WojoodNER 2024: The Second Arabic Named Entity Recognition Shared Task
Mustafa Jarrar, Nagham Hamad, Mohammed Khalilia, Bashar Talafha, AbdelRahim Elmadany, Muhammad Abdul-Mageed
TL;DR
WojoodNER-2024 advances Arabic NER by introducing WojoodFine, a fine-grained, nested annotation scheme with ~$550{,}000$ tokens and $51$ entity types, applied across MSA and two dialects. The paper defines three subtasks—Closed-Track Flat and Nested Fine-Grained NER, plus an Open-Track NER for the Gaza War—evaluating diverse approaches from transfer learning baselines to transformer- and LLM-enabled systems.

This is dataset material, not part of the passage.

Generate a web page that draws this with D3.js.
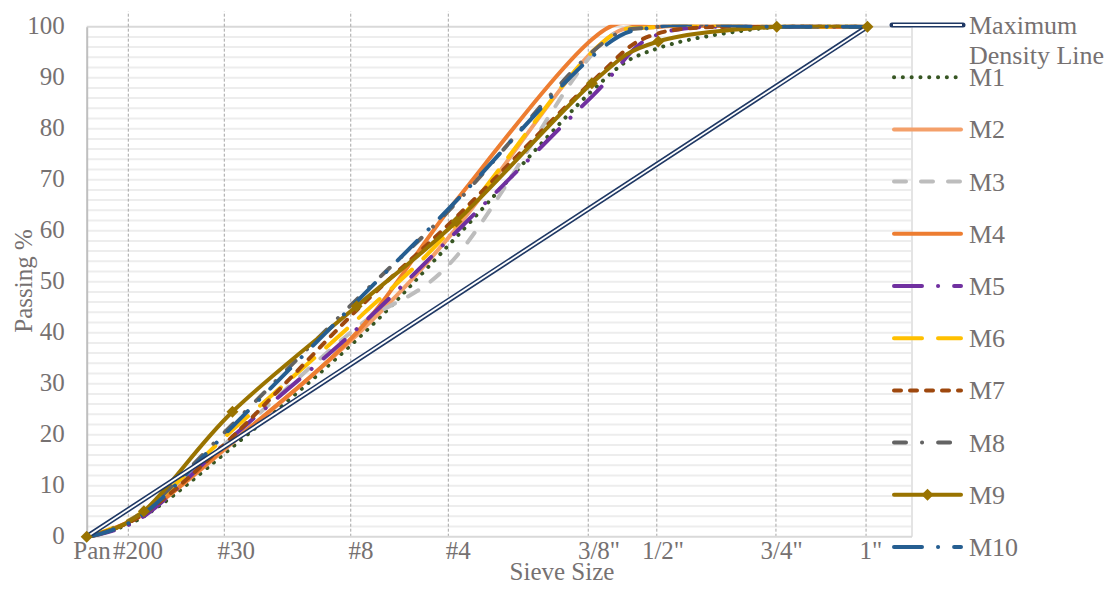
<!DOCTYPE html>
<html><head><meta charset="utf-8">
<script src="https://cdn.jsdelivr.net/npm/d3@7"></script>
<style>
body{margin:0;background:#fff}
svg{display:block}
text{font-family:"Liberation Serif","Times New Roman",serif;fill:#767171}
</style>
</head><body>
<svg id="chart" width="1110" height="593"></svg>
<script>
// ---------- data ----------
const sieveLabels = ["Pan", "#200", "#30", "#8", "#4", "3/8\"", "1/2\"", "3/4\"", "1\""];
const sieveSizes  = [0, 0.075, 0.6, 2.36, 4.75, 9.5, 12.5, 19, 25];          // mm
const gridAt      = [0.037, 0.528, 2.247, 4.52, 9.35, 12.43, 18.95, 24.9];    // guide lines (mm equivalent)
const labelAt     = [0.0004, 0.059, 0.636, 2.447, 4.80, 9.80, 12.73, 19.30, 25.25]; // label centres (mm equivalent)
const yTicks      = [0, 10, 20, 30, 40, 50, 60, 70, 80, 90, 100];

const maxDensitySizes = [0, 25];
const maxDensity      = [0, 100];

const M1  = [0, 4.0, 17.6, 38.6, 58.8, 87.4, 95.8, 100, 100];
const M2  = [0, 4.5, 18.4, 39.5, 60.5, 95.0, 100, 100, 100];
const M3  = [0, 4.5, 19.5, 41.0, 55.0, 94.5, 100, 100, 100];
const M4  = [0, 4.5, 18.6, 40.0, 66.0, 97.5, 100, 100, 100];
const M5  = [0, 4.0, 19.6, 40.7, 59.8, 86.3, 98.5, 100, 100];
const M6  = [0, 5.0, 20.9, 42.5, 61.5, 95.0, 100, 100, 100];
const M7  = [0, 4.5, 19.6, 44.4, 62.7, 89.2, 98.7, 100, 100];
const M8  = [0, 5.0, 22.0, 46.5, 65.5, 95.0, 100, 100, 100];
const M9  = [0, 5.0, 24.5, 45.2, 61.8, 88.9, 97.1, 100, 100];
const M10 = [0, 4.5, 21.6, 46.1, 65.9, 94.1, 100, 100, 100];

const seriesNames  = ["M1","M2","M3","M4","M5","M6","M7","M8","M9","M10"];
const seriesValues = [M1, M2, M3, M4, M5, M6, M7, M8, M9, M10];

// ---------- styles ----------
const styles = {
  M1:  {color:"#375623", dash:"0.1 8.7", width:4},
  M2:  {color:"#F4A06A", dash:null, width:4},
  M3:  {color:"#BDBDBD", dash:"12 15", width:4},
  M4:  {color:"#ED7D31", dash:null, width:4},
  M5:  {color:"#7030A0", dash:"28 16 0.1 16", width:4},
  M6:  {color:"#FFC000", dash:"28 16", width:4},
  M7:  {color:"#9E480E", dash:"7 9", width:4},
  M8:  {color:"#636363", dash:"12 16 0.1 16", width:4},
  M9:  {color:"#997300", dash:null, width:4, marker:true},
  M10: {color:"#255E91", dash:"28 16 0.1 16", width:4}
};
const navy = "#1F3864";

// ---------- layout ----------
const svg = d3.select("#chart");
const x = d3.scalePow().exponent(0.45).domain([0, 28.28]).range([86.7, 912]);
const y = d3.scaleLinear().domain([0, 100]).range([536.7, 26.7]);

svg.append("defs").append("clipPath").attr("id", "plotClip")
  .append("rect").attr("x", 0).attr("y", y(100) - 2).attr("width", 1110).attr("height", 593);

// horizontal gridlines every 2 %
svg.append("g").selectAll("line").data(y.ticks(50).filter(v => v > 0 && v < 100)).join("line")
  .attr("x1", x(0)).attr("x2", x.range()[1])
  .attr("y1", d => y(d)).attr("y2", d => y(d))
  .attr("stroke", "#EDEDED").attr("stroke-width", 2);
svg.append("line").attr("x1", x(0)).attr("x2", x.range()[1]).attr("y1", y(100)).attr("y2", y(100))
  .attr("stroke", "#D9D9D9").attr("stroke-width", 2);
svg.append("line").attr("x1", x.range()[1]).attr("x2", x.range()[1]).attr("y1", y(100)).attr("y2", y(0))
  .attr("stroke", "#E4E4E4").attr("stroke-width", 2);

// vertical dashed guides
svg.append("g").selectAll("line").data(gridAt).join("line")
  .attr("x1", d => x(d)).attr("x2", d => x(d))
  .attr("y1", y(0)).attr("y2", y(103))
  .attr("stroke", "#A6A6A6").attr("stroke-width", 1).attr("stroke-dasharray", "3 2");

// axes
const yAxis = svg.append("g").attr("transform", `translate(${x(0)},0)`)
  .call(d3.axisLeft(y).tickValues(yTicks).tickSize(0).tickPadding(22));
yAxis.select(".domain").attr("stroke", "#BFBFBF").attr("stroke-width", 2);
yAxis.selectAll("text").attr("font-size", 25).attr("fill", "#767171")
  .attr("font-family", "Liberation Serif").attr("dy", "0.26em");

svg.append("line").attr("x1", x(0)).attr("x2", x.range()[1]).attr("y1", y(0)).attr("y2", y(0))
  .attr("stroke", "#D9D9D9").attr("stroke-width", 2);

svg.append("g").selectAll("text").data(labelAt).join("text")
  .attr("x", d => x(d)).attr("y", 559).attr("text-anchor", "middle").attr("font-size", 25)
  .text((d, i) => sieveLabels[i]);

svg.append("text").attr("x", 562).attr("y", 579.5).attr("text-anchor", "middle").attr("font-size", 25)
  .text("Sieve Size");
svg.append("text").attr("transform", "translate(32,281) rotate(-90)").attr("text-anchor", "middle")
  .attr("font-size", 25).text("Passing %");

// ---------- lines ----------
const line = d3.line().x(d => x(d[0])).y(d => y(d[1])).curve(d3.curveCardinal.tension(0));
const plot = svg.append("g").attr("clip-path", "url(#plotClip)");

const mdPts = maxDensitySizes.map((s, i) => [s, maxDensity[i]]);
const straight = d3.line().x(d => x(d[0])).y(d => y(d[1]));
svg.append("path").attr("d", straight(mdPts)).attr("fill", "none").attr("stroke", navy).attr("stroke-width", 5);
svg.append("path").attr("d", straight(mdPts)).attr("fill", "none").attr("stroke", "#fff").attr("stroke-width", 1.8);

const diamond = d3.symbol(d3.symbolSquare, 72);
seriesNames.forEach((name, k) => {
  const st = styles[name];
  const pts = sieveSizes.map((s, i) => [s, seriesValues[k][i]]);
  const p = plot.append("path").attr("d", line(pts)).attr("fill", "none")
    .attr("stroke", st.color).attr("stroke-width", st.width)
    .attr("stroke-linecap", "round").attr("stroke-linejoin", "round");
  if (st.dash) p.attr("stroke-dasharray", st.dash);
  if (st.marker) {
    svg.append("g").selectAll("path").data(pts).join("path")
      .attr("d", diamond).attr("fill", st.color)
      .attr("transform", d => `translate(${x(d[0])},${y(d[1])}) rotate(45)`);
  }
});

// ---------- legend ----------
const lg = svg.append("g");
const lx0 = 892, lx1 = 963, ltx = 969, ly0 = 25, lstep = 52.2;
lg.append("line").attr("x1", lx0).attr("x2", lx1).attr("y1", ly0).attr("y2", ly0)
  .attr("stroke", navy).attr("stroke-width", 5).attr("stroke-linecap", "round");
lg.append("line").attr("x1", lx0 + 1).attr("x2", lx1 - 1).attr("y1", ly0).attr("y2", ly0)
  .attr("stroke", "#fff").attr("stroke-width", 1.8);
lg.append("text").attr("x", ltx).attr("y", ly0 + 8.5).attr("font-size", 26).text("Maximum");
lg.append("text").attr("x", ltx).attr("y", ly0 + 38.5).attr("font-size", 26).text("Density Line");

seriesNames.forEach((name, k) => {
  const st = styles[name];
  const yy = ly0 + lstep * (k + 1);
  const l = lg.append("line").attr("x1", lx0 + 2).attr("x2", lx1 - 2).attr("y1", yy).attr("y2", yy)
    .attr("stroke", st.color).attr("stroke-width", st.width).attr("stroke-linecap", "round");
  if (st.dash) l.attr("stroke-dasharray", st.dash);
  if (st.marker) {
    lg.append("path").attr("d", diamond).attr("fill", st.color)
      .attr("transform", `translate(${(lx0 + lx1) / 2},${yy}) rotate(45)`);
  }
  lg.append("text").attr("x", ltx).attr("y", yy + 9).attr("font-size", 26).text(name);
});
</script>
</body></html>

It reports participation metrics (43 registered teams; 7 submissions) and top results: $F_1$ of $91\%$ (Flat), $92\%$ (Nested), and $73.7\%$ (Open Gaza), illustrating progress and remaining gaps in handling fine-grained and cross-domain NER. The work highlights methodological diversity (AraBERTv2 baselines, TANL-based pipelines, datastore-enhanced inference, and LLM-enabled Gaza submissions) and sets a path for expanding dialect coverage and data distributions to strengthen Arabic NER research in practical, multilingual scenarios.
Abstract
We present WojoodNER-2024, the second Arabic Named Entity Recognition (NER) Shared Task. In WojoodNER-2024, we focus on fine-grained Arabic NER. We provided participants with a new Arabic fine-grained NER dataset called wojoodfine, annotated with subtypes of entities. WojoodNER-2024 encompassed three subtasks: (i) Closed-Track Flat Fine-Grained NER, (ii) Closed-Track Nested Fine-Grained NER, and (iii) an Open-Track NER for the Israeli War on Gaza. A total of 43 unique teams registered for this shared task. Five teams participated in the Flat Fine-Grained Subtask, among which two teams tackled the Nested Fine-Grained Subtask and one team participated in the Open-Track NER Subtask. The winning teams achieved F-1 scores of 91% and 92% in the Flat Fine-Grained and Nested Fine-Grained Subtasks, respectively. The sole team in the Open-Track Subtask achieved an F-1 score of 73.7%.